Avoiding regex hell

posted: May 25, 2019

tl;dr: Use string methods, if you can, to avoid writing, reading, testing, and debugging regex...

One of the fun aspects of teaching a Python 101 class at meltmedia is that, while covering various features of the language, I am reminded anew why I like Python. One small reason why is the richness of Python’s built-in string methods, which can often be used to avoid having to write regex.

Python also, of course, supports regex via the built-in re module. But I think it’s fair to say that even the best programmers have trouble remembering the detailed syntax of regex. Most programmers, myself included, implement regex by using cheat sheets, online documentation (such as Python’s, which explains the syntax pretty well), or regex websites such as regex101.com and regexr.com.

Even Python's inventor, Guido van Rossum, needs to look up regex details

The reason regex is difficult is that it is its own language and uses nothing but symbols.

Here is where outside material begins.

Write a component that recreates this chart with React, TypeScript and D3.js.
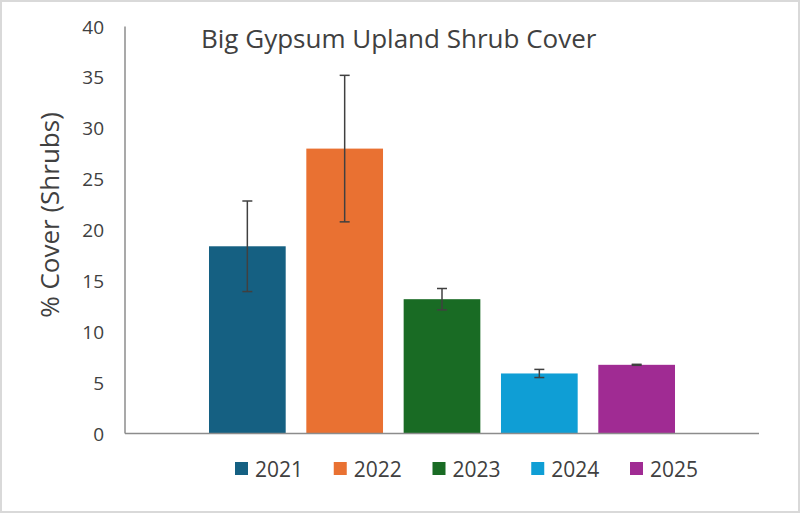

There are no English-language keywords. The symbols have different meanings in different contexts, and those contexts are defined by other symbols. It’s a bit like programming in Perl, back in the day. The end result, if you happen to create a regex that does what you want it to do, will do the job, but it may not be understandable to you in six months, or to others who have to read your code to investigate an issue. Given the emphasis I place on code readability, regex sprinkled into other code creates a problem. As the joke goes: if you have a string problem and you solve it with regex, now you have two problems.

Here’s a simple example. The following two Python functions do the same thing: test a string to see if it is a U.S. zip code, either a 5 digit zip code or a 9 digit zip code with a hyphen between the first 5 and last 4 digits:

def is_zipcode(z):
    if z.isascii(): # Restrict to ASCII since .isdigit() allows Unicode
        if len(z) == 5 and z.isdigit() or len(z) == 10 and\
                z[0:5].isdigit() and z[5] == '-' and z[6:10].isdigit():
            return True
    return False

import re
def is_zipcode_re(z):
    # The regex should have a comment which explains the algorithm
    if re.search(r'^[0-9]{5}(?:-[0-9]{4})?$', z):
        return True
    return False

The is_zipcode() function is, I submit, more readable. It can be understood by new Python programmers and probably even other programmers who aren’t familiar with Python. It’s pretty easy to determine by code inspection that it is correct. The regex in the is_zipcode_re() function isn’t too bad as far as regex goes, but it will require some understanding of regex. Some time will need to be spent making sure all the symbols are correct and in the proper order if attempting to verify it by inspection.

Both are the same number of lines, if you count the import statement and if you insist (as I would) upon a comment to explain the algorithm the regex is implementing. I’d probably not insist upon a comment to explain the algorithm in the is_zipcode() function because you can determine it by just reading the code. Another interesting issue is the need for the .isascii() method in is_zipcode(), as Python’s .isdigit() method actually accepts characters in the “above ASCII” range of the Unicode standard that have the semantic meaning of decimal digits. This is actually an issue for regex as well: if you are parsing a name to ensure that a user entered only acceptable characters in a name, you shouldn’t reject a name where the user entered a non-ASCII character by, for example, typing “José” instead of “Jose”. In many cases using string methods, or a custom-defined function, will be a better way to test for a string for semantic meaning rather than explicitly listing the entire allowed character set inside the regex.

Now there certainly are use cases where regex makes sense. You may be programming a system that only accepts regex to define validate string formats, or you may be programming in a language that lacks rich string methods. Regex is also going to perform faster than using multiple string methods and conditional tests, so if the application you’re writing has strict performance requirements or is going to be CPU bound by the amount of string parsing that needs to be done, regex is a better solution.

But if you are not in those situations, and just need to do some occasional string parsing or manipulations, try using string methods. Your future self, and others who have to read and maintain you code, will thank you.